In the records below, reproduce exactly the lines from the one containing "Reproduce this chart with matplotlib." through the one containing "plt.rcParams['font.family'] = ['Lato', 'DejaVu", both included, and omit the pictures.

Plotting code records
%%

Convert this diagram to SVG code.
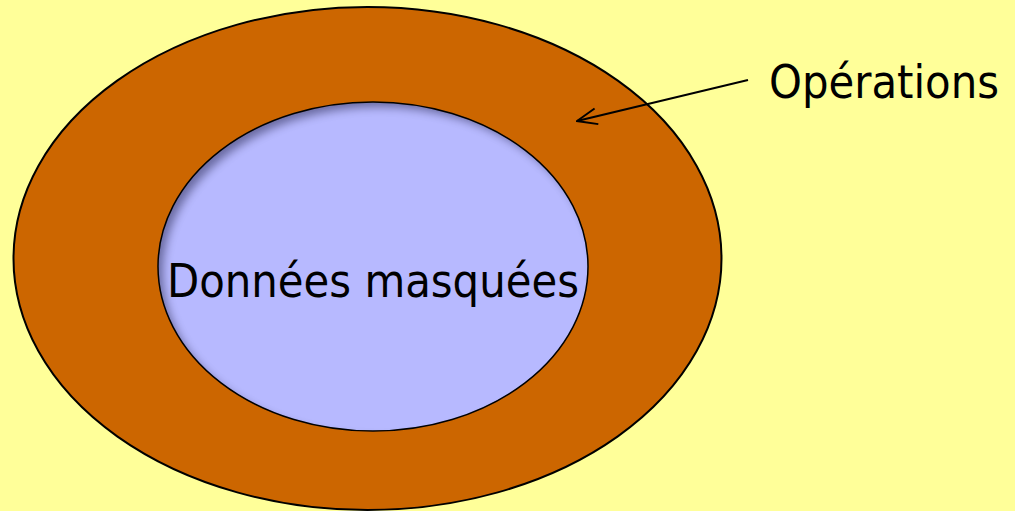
<svg xmlns="http://www.w3.org/2000/svg" width="1015" height="511" viewBox="0 0 1015 511">
<style>
.lbl{font-family:"DejaVu Sans Condensed","DejaVu Sans",sans-serif;font-size:46.5px;fill:#000}
</style>
<defs>
<filter id="inset" x="-10%" y="-10%" width="120%" height="120%">
<feOffset dx="6" dy="6" in="SourceAlpha" result="off"/>
<feGaussianBlur in="off" stdDeviation="4" result="blur"/>
<feComposite in="SourceAlpha" in2="blur" operator="out" result="inv"/>
<feFlood flood-color="#4a4a80" flood-opacity="0.8"/>
<feComposite in2="inv" operator="in" result="shadow"/>
<feMerge><feMergeNode in="SourceGraphic"/><feMergeNode in="shadow"/></feMerge>
</filter>
<marker id="arr" markerWidth="22" markerHeight="20" refX="21" refY="9" orient="auto" markerUnits="userSpaceOnUse" viewBox="0 0 22 18">
<path d="M1,1 L21,9 L1,17" fill="none" stroke="#000" stroke-width="2"/>
</marker>
</defs>
<rect width="1015" height="511" fill="#FFFF99"/>
<g id="operations">
<ellipse cx="367.5" cy="258.5" rx="354" ry="251.5" fill="#CC6600" stroke="#000" stroke-width="2"/>
<text class="lbl" x="769" y="98">Opérations</text>
</g>
<g id="donnees">
<ellipse cx="373" cy="266.5" rx="215" ry="164.5" fill="#B7B9FF" filter="url(#inset)"/>
<ellipse cx="373" cy="266.5" rx="215" ry="164.5" fill="none" stroke="#000" stroke-width="1.5"/>
<text class="lbl" x="373" y="297" text-anchor="middle">Données masquées</text>
</g>
<g id="connectors">
<line x1="748" y1="80" x2="577" y2="121" stroke="#000" stroke-width="2" marker-end="url(#arr)"/>
</g>
</svg>
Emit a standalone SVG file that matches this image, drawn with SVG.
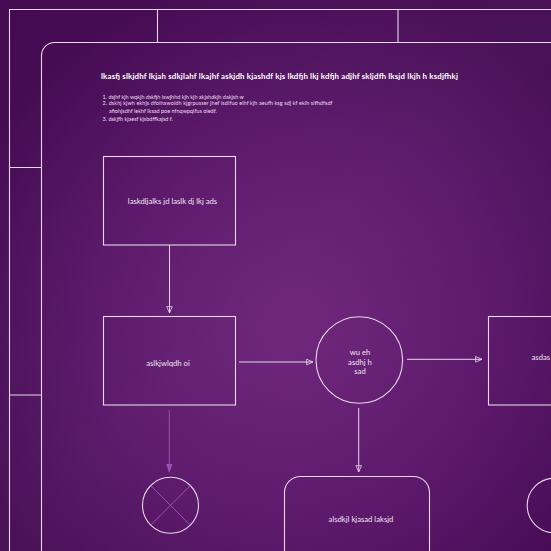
<svg xmlns="http://www.w3.org/2000/svg" width="551" height="551" viewBox="0 0 551 551">
<defs>
<radialGradient id="bg" cx="300" cy="330" r="360" gradientUnits="userSpaceOnUse">
<stop offset="0" stop-color="#6c2279"/>
<stop offset="0.55" stop-color="#5a1669"/>
<stop offset="1" stop-color="#440a52"/>
</radialGradient>
<linearGradient id="sheen" x1="0" y1="0" x2="551" y2="551" gradientUnits="userSpaceOnUse">
<stop offset="0" stop-color="#ffffff" stop-opacity="0"/>
<stop offset="0.5" stop-color="#ffffff" stop-opacity="0.03"/>
<stop offset="1" stop-color="#ffffff" stop-opacity="0"/>
</linearGradient>
<marker id="open" viewBox="0 0 10 10" refX="9" refY="5" markerWidth="8" markerHeight="8" markerUnits="userSpaceOnUse" orient="auto">
<path d="M1,1.5 L9,5 L1,8.5 Z" fill="none" stroke="#e4d8ea" stroke-width="1"/>
</marker>
<marker id="solid" viewBox="0 0 10 10" refX="9" refY="5" markerWidth="9" markerHeight="9" markerUnits="userSpaceOnUse" orient="auto">
<path d="M0,1.5 L10,5 L0,8.5 Z" fill="#9d50b4"/>
</marker>
</defs>
<style>
.ln{fill:none;stroke:#e4d8ea;stroke-width:1.1}
.con{fill:none;stroke:#e4d8ea;stroke-width:1}
.pur{fill:none;stroke:#9d50b4;stroke-width:1}
.t{font-family:"Lato","Open Sans",sans-serif;fill:#ece4f0;font-size:7.7px;text-anchor:middle}
.title{font-family:"Lato","Open Sans",sans-serif;fill:#ffffff;font-size:7.9px;font-weight:bold}
.li{font-family:"Lato","Open Sans",sans-serif;fill:#e8dfee;font-size:5.5px}
</style>
<rect width="551" height="551" fill="url(#bg)"/>
<rect width="551" height="551" fill="url(#sheen)"/>

<g id="frame">
<path class="ln" d="M9.5,551 V9.5 H551"/>
<path class="ln" d="M157.5,9.5 V42.5 M398,9.5 V42.5"/>
<path class="ln" d="M9.5,167.5 H41.5 M9.5,395 H41.5"/>
<path class="ln" d="M41.5,551 V55.5 A13,13 0 0 1 54.5,42.5 H551"/>
</g>

<g id="header">
<text class="title" x="101" y="79" textLength="357" lengthAdjust="spacing">lkasfj slkjdhf lkjah  sdkjlahf lkajhf askjdh kjashdf kjs lkdfjh lkj kdfjh   adjhf skljdfh lksjd lkjh h ksdjfhkj</text>
<text class="li" x="102.5" y="99">1.  dsjhf kjh wqkjh dskfjh lswjhhd kjh kjh akjshdkjh dakjsh w</text>
<text class="li" x="102.5" y="105.2" textLength="230" lengthAdjust="spacing">2.  dskhj kjwh ekhjs dfoihawoidh kjgrpusser jhef lsdifuo eihf kjh aeufh ksg sdj kf ekih slfhdfsdf</text>
<text class="li" x="109" y="112.5">afiohjsdhf lekhf lksad poe nfnqwpqifus oiedf.</text>
<text class="li" x="102.5" y="121">3.  dskjfh kjaesf kjsbdffkajsd f.</text>
</g>

<g id="connectors">
<line class="con" x1="169.5" y1="245" x2="169.5" y2="313" marker-end="url(#open)"/>
<line class="con" x1="239" y1="362" x2="313" y2="362" marker-end="url(#open)"/>
<line class="con" x1="407" y1="359.3" x2="482" y2="359.3" marker-end="url(#open)"/>
<line class="con" x1="358.7" y1="408" x2="358.7" y2="472" marker-end="url(#open)"/>
<line class="pur" x1="169.3" y1="410" x2="169.3" y2="472" marker-end="url(#solid)"/>
</g>

<g id="n1">
<rect class="ln" x="103.5" y="156.5" width="132" height="88.5"/>
<text class="t" x="172.5" y="204">laskdljalks jd laslk dj lkj ads</text>
</g>
<g id="n2">
<rect class="ln" x="103.5" y="316.5" width="132" height="88.5"/>
<text class="t" x="168" y="365.5">aslkjwlqdh oi</text>
</g>
<g id="n3">
<circle class="ln" cx="359.3" cy="360" r="43.3"/>
<text class="t" x="360" y="355">wu eh</text>
<text class="t" x="360" y="364.5">asdhj h</text>
<text class="t" x="360" y="373.5">sad</text>
</g>
<g id="n4">
<rect class="ln" x="488.5" y="316.5" width="80" height="88.5"/>
<text class="t" x="531.5" y="360" style="text-anchor:start">asdas</text>
</g>
<g id="n5">
<circle class="ln" cx="170.5" cy="505.3" r="28"/>
<path class="pur" d="M150.7,485.5 L190.3,525.1 M190.3,485.5 L150.7,525.1"/>
</g>
<g id="n6">
<rect class="ln" x="284.5" y="476.5" width="145" height="110" rx="16" ry="16"/>
<text class="t" x="361" y="522">alsdkjl kjasad laksjd</text>
</g>
<g id="n7">
<circle class="ln" cx="554.5" cy="505.5" r="27.3"/>
</g>
</svg>
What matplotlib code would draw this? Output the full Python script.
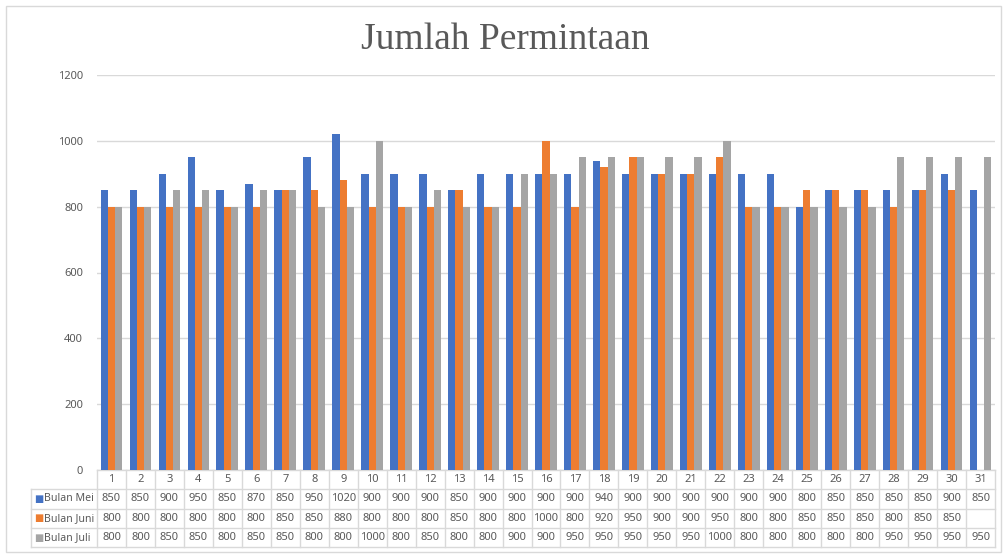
import matplotlib.pyplot as plt
import matplotlib.transforms as mtransforms
from matplotlib.patches import Rectangle
import numpy as np

# data
days = [str(i) for i in range(1, 32)]
mei = [850, 850, 900, 950, 850, 870, 850, 950, 1020, 900, 900, 900, 850, 900, 900, 900,
       900, 940, 900, 900, 900, 900, 900, 900, 800, 850, 850, 850, 850, 900, 850]
juni = [800, 800, 800, 800, 800, 800, 850, 850, 880, 800, 800, 800, 850, 800, 800, 1000,
        800, 920, 950, 900, 900, 950, 800, 800, 850, 850, 850, 800, 850, 850, None]
juli = [800, 800, 850, 850, 800, 850, 850, 800, 800, 1000, 800, 850, 800, 800, 900, 900,
        950, 950, 950, 950, 950, 1000, 800, 800, 800, 800, 800, 950, 950, 950, 950]
series_names = ["Bulan Mei", "Bulan Juni", "Bulan Juli"]
colors = ["#4472C4", "#ED7D31", "#A5A5A5"]

txt_col = "#595959"
grid_col = "#D9D9D9"

fig = plt.figure(figsize=(10.05, 5.55), dpi=100)
ax = fig.add_axes([97 / 1005, 1 - 470 / 555, 898 / 1005, 395 / 555])

x = np.arange(len(days))
w = 0.25
for i, (vals, c) in enumerate(zip([mei, juni, juli], colors)):
    v = [np.nan if a is None else a for a in vals]
    ax.bar(x + (i - 1) * w, v, w, color=c, zorder=3)

ax.set_xlim(-0.5, len(days) - 0.5)
ax.set_ylim(0, 1200)
ax.set_yticks(range(0, 1201, 200))
ax.yaxis.grid(True, color=grid_col, lw=1, zorder=0)
ax.set_xticks([])
for s in ax.spines.values():
    s.set_visible(False)
ax.tick_params(axis="y", length=0, pad=10, labelsize=8, labelcolor=txt_col)
for lab in ax.get_yticklabels():
    lab.set_fontfamily("Noto Sans")

# data table under the plot
tr = mtransforms.blended_transform_factory(ax.transData, ax.transAxes)
h = 19.3 / 395
left = -2.78
right = len(days) - 0.5
lkw = dict(color=grid_col, lw=1, transform=tr, clip_on=False, zorder=1)
ax.plot([-0.5, right], [0, 0], **lkw)
for r in range(1, 5):
    ax.plot([left, right], [-r * h, -r * h], **lkw)
for k in range(len(days) + 1):
    ax.plot([k - 0.5, k - 0.5], [0, -4 * h], **lkw)
ax.plot([left, left], [-h, -4 * h], **lkw)

tkw = dict(transform=tr, ha="center", va="center", fontsize=8, color=txt_col,
           family="Noto Sans", clip_on=False)
for j, d in enumerate(days):
    ax.text(j, -0.5 * h, d, **tkw)
for r, (vals, name, c) in enumerate(zip([mei, juni, juli], series_names, colors)):
    yc = -(r + 1.5) * h
    for j, v in enumerate(vals):
        if v is not None:
            ax.text(j, yc, str(v), **tkw)
    ax.text(left + 0.12, yc, "■", transform=tr, ha="left", va="center", fontsize=7,
            color=c, family="DejaVu Sans", clip_on=False)
    ax.text(left + 0.45, yc, name, transform=tr, ha="left", va="center", fontsize=7.6,
            color=txt_col, family="Noto Sans", clip_on=False)

fig.text(0.503, 1 - 40 / 555, "Jumlah Permintaan", ha="center", va="center",
         fontsize=27, color=txt_col, family="Liberation Serif")

fig.patches.append(Rectangle((6 / 1005, 1 - 552 / 555), 995 / 1005, 546 / 555,
                             transform=fig.transFigure, fill=False,
                             edgecolor=grid_col, lw=1))

fig.savefig("out.png", dpi=100)
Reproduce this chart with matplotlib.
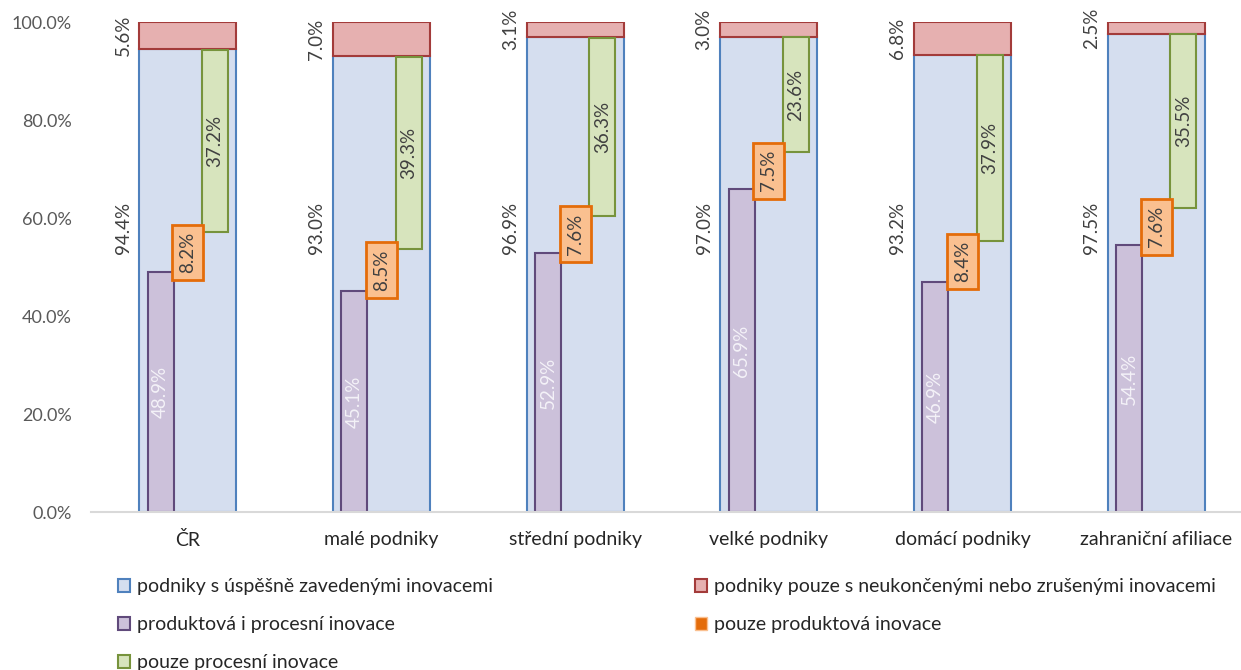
import numpy as np
import matplotlib.pyplot as plt
from matplotlib.patches import Patch

plt.rcParams['font.family'] = ['Lato', 'DejaVu Sans']

# Podíly podniků s inovacemi (v %)
categories = ["ČR", "malé podniky", "střední podniky", "velké podniky",
              "domácí podniky", "zahraniční afiliace"]
uspesne = [94.4, 93.0, 96.9, 97.0, 93.2, 97.5]
neukoncene = [5.6, 7.0, 3.1, 3.0, 6.8, 2.5]
prod_proc = [48.9, 45.1, 52.9, 65.9, 46.9, 54.4]
jen_prod = [8.2, 8.5, 7.6, 7.5, 8.4, 7.6]
jen_proc = [37.2, 39.3, 36.3, 23.6, 37.9, 35.5]

series_names = [
    "podniky s úspěšně zavedenými inovacemi",
    "podniky pouze s neukončenými nebo zrušenými inovacemi",
    "produktová i procesní inovace",
    "pouze produktová inovace",
    "pouze procesní inovace",
]

BLUE_F, BLUE_E = '#D5DEEF', '#4F81BD'
RED_F, RED_E = '#E6B0B0', '#A33B3A'
PUR_F, PUR_E = '#CCC1DA', '#604A7B'
ORA_F, ORA_E = '#FAC090', '#E46C0A'
GRE_F, GRE_E = '#D7E4BD', '#77933C'
TXT = '#404040'

fig = plt.figure(figsize=(12.41, 6.70), dpi=100)
ax = fig.add_axes([0.0733, 0.2358, 0.9364, 0.7313])

x = np.arange(len(categories))
base = np.array(uspesne)
pp = np.array(prod_proc)
jp = np.array(jen_prod)

wide, narrow, off = 0.5, 0.135, 0.14

ax.bar(x, uspesne, wide, color=BLUE_F, edgecolor=BLUE_E, lw=1.5, zorder=1)
ax.bar(x, neukoncene, wide, bottom=base, color=RED_F, edgecolor=RED_E, lw=1.5, zorder=1)
ax.bar(x - off, prod_proc, narrow, color=PUR_F, edgecolor=PUR_E, lw=1.5, zorder=2)
ax.bar(x, jen_prod, narrow, bottom=pp, color=ORA_F, edgecolor=ORA_F, lw=0, zorder=2)
ax.bar(x + off, jen_proc, narrow, bottom=pp + jp, color=GRE_F, edgecolor=GRE_E, lw=1.5, zorder=2)

fs_lab = 13.5
fs = 14
for i in range(len(categories)):
    left = x[i] - wide / 2 - 0.04
    ax.text(left, 58, f"{uspesne[i]:.1f}%", rotation=90, ha='right', va='center',
            fontsize=fs_lab, color=TXT)
    ax.text(left, uspesne[i] + neukoncene[i] / 2, f"{neukoncene[i]:.1f}%", rotation=90,
            ha='right', va='center', fontsize=fs_lab, color=TXT)
    ax.text(x[i] - off, prod_proc[i] / 2, f"{prod_proc[i]:.1f}%", rotation=90,
            ha='center', va='center', fontsize=fs_lab, color='#F4F2F8', zorder=3)
    ax.text(x[i], prod_proc[i] + jen_prod[i] / 2, f"{jen_prod[i]:.1f}%", rotation=90,
            ha='center', va='center', fontsize=fs_lab, color=TXT, zorder=4,
            bbox=dict(boxstyle='square,pad=0.38', fc=ORA_F, ec=ORA_E, lw=2))
    ax.text(x[i] + off, prod_proc[i] + jen_prod[i] + jen_proc[i] / 2, f"{jen_proc[i]:.1f}%",
            rotation=90, ha='center', va='center', fontsize=fs_lab, color=TXT, zorder=3)

ax.set_xlim(-0.5, len(categories) - 0.5)
ax.set_ylim(0, 100)
ax.set_yticks(range(0, 101, 20))
ax.set_yticklabels([f"{v:.1f}%" for v in range(0, 101, 20)])
ax.set_xticks(x)
ax.set_xticklabels(categories)
ax.tick_params(axis='y', length=0, pad=14, labelsize=13, labelcolor='#595959')
ax.tick_params(axis='x', length=0, pad=14, labelsize=fs, labelcolor='#262626')
for s in ['top', 'right', 'left']:
    ax.spines[s].set_visible(False)
ax.spines['bottom'].set_color('#D9D9D9')
ax.spines['bottom'].set_linewidth(1.5)
ax.spines['bottom'].set_zorder(5)

h_blue = Patch(fc=BLUE_F, ec=BLUE_E, lw=1.5)
h_red = Patch(fc=RED_F, ec=RED_E, lw=1.5)
h_pur = Patch(fc=PUR_F, ec=PUR_E, lw=1.5)
h_ora = Patch(fc=ORA_E, ec=ORA_F, lw=1.0)
h_gre = Patch(fc=GRE_F, ec=GRE_E, lw=1.5)

leg_kw = dict(frameon=False, loc='upper left', fontsize=fs, borderpad=0, borderaxespad=0,
              handlelength=0.6, handleheight=0.6, handletextpad=0.4, labelspacing=1.08,
              labelcolor='#262626')
leg1 = fig.legend([h_blue, h_pur, h_gre], [series_names[0], series_names[2], series_names[4]],
                  bbox_to_anchor=(0.095, 0.137), **leg_kw)
leg2 = fig.legend([h_red, h_ora], [series_names[1], series_names[3]],
                  bbox_to_anchor=(0.56, 0.137), **leg_kw)

fig.savefig('out.png', dpi=100)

%%

* [Answer to the problem]
Reproduce this chart with matplotlib.
import numpy as np
import matplotlib.pyplot as plt
from matplotlib.patches import Patch

plt.rcParams['font.family'] = ['Lato', 'DejaVu Sans']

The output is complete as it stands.